Woods v. Cobleigh, 75 F. Supp. 125 (1947)

Citation
Woods v. Cobleigh, 75 F. Supp. 125 (1947)
Parent Document
Woods v. Cobleigh, 75 F. Supp. 125 (1947)
Jurisdiction
New Hampshire (state)
Effective Date
1947-12-19

Full Text

2,169 chars
The defendants further suggest that it was the duty of the Administrator to issue an order nullifying the acts which occurred during the decontrol period, and offer as an analogy the order of the Administrator with reference to security deposits and cited as 11 F.R. 12056. Paragraph 3 of Section 2 prohibits the demand, receipt, or retention of any security deposit, except within certain limitations. Paragraph 8 of said section, upon which defendants lay considerable stress, contains the following language: “Notwithstanding the preceding provisions of this paragraph (d), the demand, receipt, or retention of a security deposit contrary to such provisions between June 30, 1946, and July 25, 1946, shall not be a violation of this regulation : Provided, however, That the landlord shall refund such security deposit to the tenant within 30 days of July 25, 1946.” The foregoing paragraph 8 was added by Am. 97, 11 F.R. 8164, effective July 26, 1946. The defendants contend that by the language of this subparagraph the Administrator recognized that there was no violation during the so-called holiday period and so declared it, and thereupon issued an order to the effect that if such security deposit had been received, the landlord was obliged to return it within 30 days or be in violation of the Act, and urge that a like order was required by the Administrator to a landlord who had increased the rent beyond the maximum rent in effect on June 30, 1946. A sufficient answer to the defendants’ proposal is that insofar as it concerns the situation in the instant case no order was needed.
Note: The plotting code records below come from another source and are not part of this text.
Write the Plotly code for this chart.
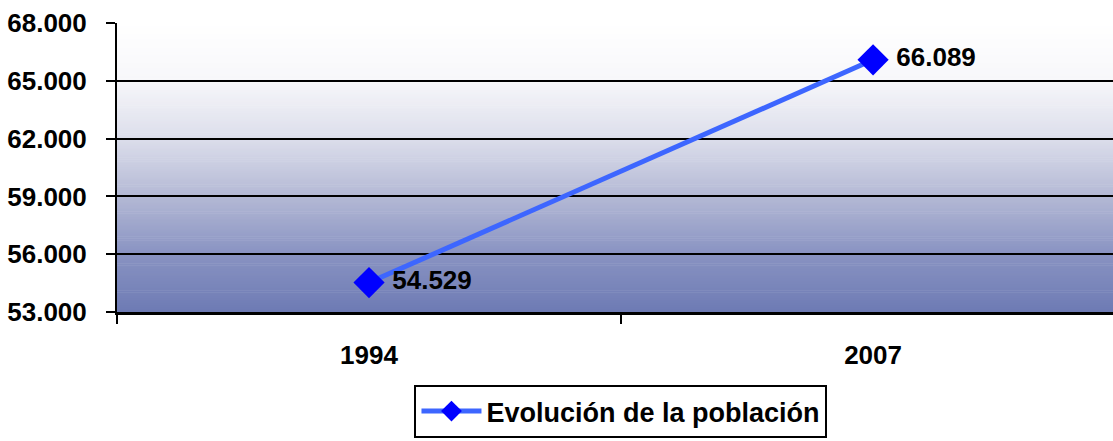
import plotly.graph_objects as go

years = ["1994", "2007"]
population = [54529, 66089]
series_name = "Evolución de la población"

fig = go.Figure()

# vertical gradient background for the plot area (colour stops)
stops = [(0.0, (255, 255, 255)), (0.2, (247, 247, 250)), (0.4, (220, 222, 235)),
         (0.6, (180, 185, 213)), (0.8, (137, 147, 194)), (1.0, (110, 123, 180))]


def grad(t):
    for (t0, c0), (t1, c1) in zip(stops[:-1], stops[1:]):
        if t <= t1:
            f = (t - t0) / (t1 - t0)
            return tuple(round(c0[k] + (c1[k] - c0[k]) * f) for k in range(3))
    return stops[-1][1]


n = 150
for i in range(n):
    c = grad((i + 0.5) / n)
    fig.add_shape(type="rect", xref="paper", yref="paper",
                  x0=0, x1=1, y0=1 - (i + 1) / n, y1=1 - i / n + 0.002,
                  fillcolor="rgb(%d,%d,%d)" % c, line_width=0, layer="below")

fig.add_trace(go.Scatter(
    x=years, y=population, name=series_name,
    mode="lines+markers+text",
    line=dict(color="#3d66ff", width=5),
    marker=dict(symbol="diamond", size=24, color="#0000ff"),
    text=population, texttemplate=" %{y:,.0f}", textposition="middle right",
    textfont=dict(family="Liberation Sans, Arial", size=26, color="black", weight="bold"),
))

fig.update_layout(
    width=1113, height=441,
    margin=dict(l=117, r=0, t=23, b=129),
    paper_bgcolor="white", plot_bgcolor="white",
    separators=",.",
    font=dict(family="Liberation Sans, Arial", color="black"),
    showlegend=True,
    legend=dict(orientation="h", x=0.506, xanchor="center", y=-0.436, yanchor="bottom",
                bordercolor="black", borderwidth=2, bgcolor="white",
                font=dict(size=27, weight="bold"), itemwidth=60),
    xaxis=dict(type="category", range=[-0.5, 1.476], tickson="boundaries",
               ticks="outside", ticklen=9, tickwidth=2, tickcolor="black",
               showline=True, linecolor="black", linewidth=3, showgrid=False,
               tickfont=dict(size=26, weight="bold"), ticklabelstandoff=18,
               automargin=False),
    yaxis=dict(range=[53000, 68000], tick0=53000, dtick=3000, tickformat=",.0f",
               ticks="outside", ticklen=9, tickwidth=2, tickcolor="black",
               showline=True, linecolor="black", linewidth=2,
               showgrid=True, gridcolor="black", gridwidth=1.5,
               tickfont=dict(size=26, weight="bold"), zeroline=False,
               ticklabelstandoff=14, automargin=False),
)

fig.write_html("out.html", config={"displayModeBar": False},
               post_script="document.body.style.margin='0';")
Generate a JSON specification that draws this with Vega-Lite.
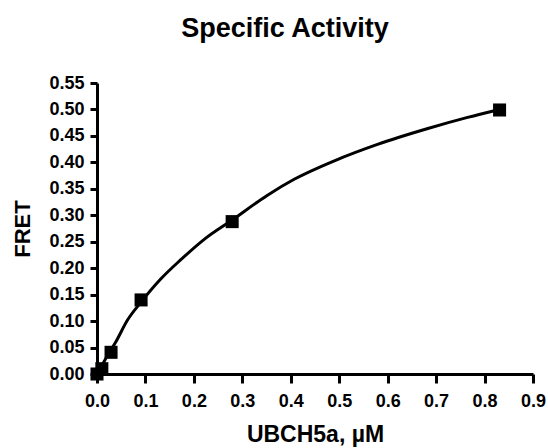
{
  "$schema": "https://vega.github.io/schema/vega-lite/v6.json",
  "autosize": "none",
  "width": 436,
  "height": 291,
  "padding": {"left": 97, "top": 83, "right": 15, "bottom": 74},
  "background": "white",
  "title": {
    "text": "Specific Activity",
    "font": "Liberation Sans",
    "fontSize": 27,
    "fontWeight": "bold",
    "color": "black",
    "anchor": "middle",
    "dx": -30,
    "offset": 31
  },
  "datasets": {
    "pts": [
      {"x": 0.0, "y": 0.0},
      {"x": 0.01, "y": 0.01},
      {"x": 0.029, "y": 0.041},
      {"x": 0.091, "y": 0.14},
      {"x": 0.279, "y": 0.288},
      {"x": 0.831, "y": 0.499}
    ],
    "fit": [
      {"x": 0.0, "y": 0.0},
      {"x": 0.01, "y": 0.016},
      {"x": 0.025, "y": 0.04},
      {"x": 0.039, "y": 0.061},
      {"x": 0.063, "y": 0.102},
      {"x": 0.091, "y": 0.136},
      {"x": 0.132, "y": 0.18},
      {"x": 0.173, "y": 0.216},
      {"x": 0.222, "y": 0.255},
      {"x": 0.279, "y": 0.291},
      {"x": 0.352, "y": 0.338},
      {"x": 0.407, "y": 0.368},
      {"x": 0.49, "y": 0.403},
      {"x": 0.579, "y": 0.434},
      {"x": 0.683, "y": 0.464},
      {"x": 0.765, "y": 0.485},
      {"x": 0.831, "y": 0.5}
    ]
  },
  "encoding": {
    "x": {
      "field": "x", "type": "quantitative",
      "scale": {"domain": [0, 0.9], "nice": false, "zero": false},
      "axis": {
        "title": "UBCH5a, µM",
        "values": [0, 0.1, 0.2, 0.3, 0.4, 0.5, 0.6, 0.7, 0.8, 0.9],
        "format": ".1f",
        "grid": false,
        "labelFlush": false,
        "labelOverlap": false,
        "domainColor": "black", "domainWidth": 3,
        "tickColor": "black", "tickWidth": 3, "tickSize": 9,
        "labelFont": "Liberation Sans", "labelFontSize": 18, "labelFontWeight": "bold", "labelColor": "black",
        "labelPadding": 9,
        "titleFont": "Liberation Sans", "titleFontSize": 23, "titleFontWeight": "bold", "titleColor": "black",
        "titlePadding": 13
      }
    },
    "y": {
      "field": "y", "type": "quantitative",
      "scale": {"domain": [0, 0.55], "nice": false},
      "axis": {
        "title": "FRET",
        "values": [0, 0.05, 0.1, 0.15, 0.2, 0.25, 0.3, 0.35, 0.4, 0.45, 0.5, 0.55],
        "format": ".2f",
        "grid": false,
        "labelFlush": false,
        "labelOverlap": false,
        "domainColor": "black", "domainWidth": 3,
        "tickColor": "black", "tickWidth": 3, "tickSize": 7,
        "labelFont": "Liberation Sans", "labelFontSize": 18, "labelFontWeight": "bold", "labelColor": "black",
        "labelPadding": 6,
        "titleFont": "Liberation Sans", "titleFontSize": 22, "titleFontWeight": "bold", "titleColor": "black",
        "titlePadding": 14
      }
    }
  },
  "layer": [
    {
      "data": {"name": "fit"},
      "mark": {"type": "line", "color": "black", "strokeWidth": 3, "interpolate": "monotone"}
    },
    {
      "data": {"name": "pts"},
      "mark": {"type": "point", "shape": "square", "filled": true, "color": "black", "opacity": 1, "size": 170}
    }
  ],
  "config": {"view": {"stroke": null}}
}
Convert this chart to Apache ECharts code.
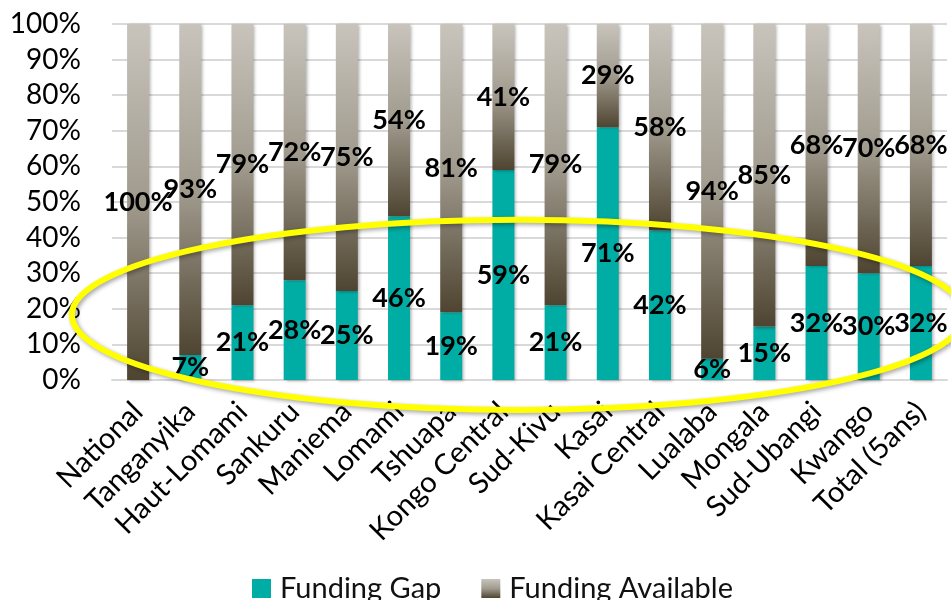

The reenactment revitalized the pertinent regulation which was in effect on June 30, 1946, and an additional order would add nothing to its force and extent. While the cited instance is irrelevant, it may be observed in passing that it would appear to have been fully authorized by the terms of Sections 2(g) and 201(d) of the Act, and under the rule of Dillingham v. McLaughlin, 264 U.S. 370, 374, 44 S.Ct. 362, 364, 68 L.Ed. 742, that “The operation of reasonable laws for the protection of the public cannot be headed off by making contracts reaching into the future.”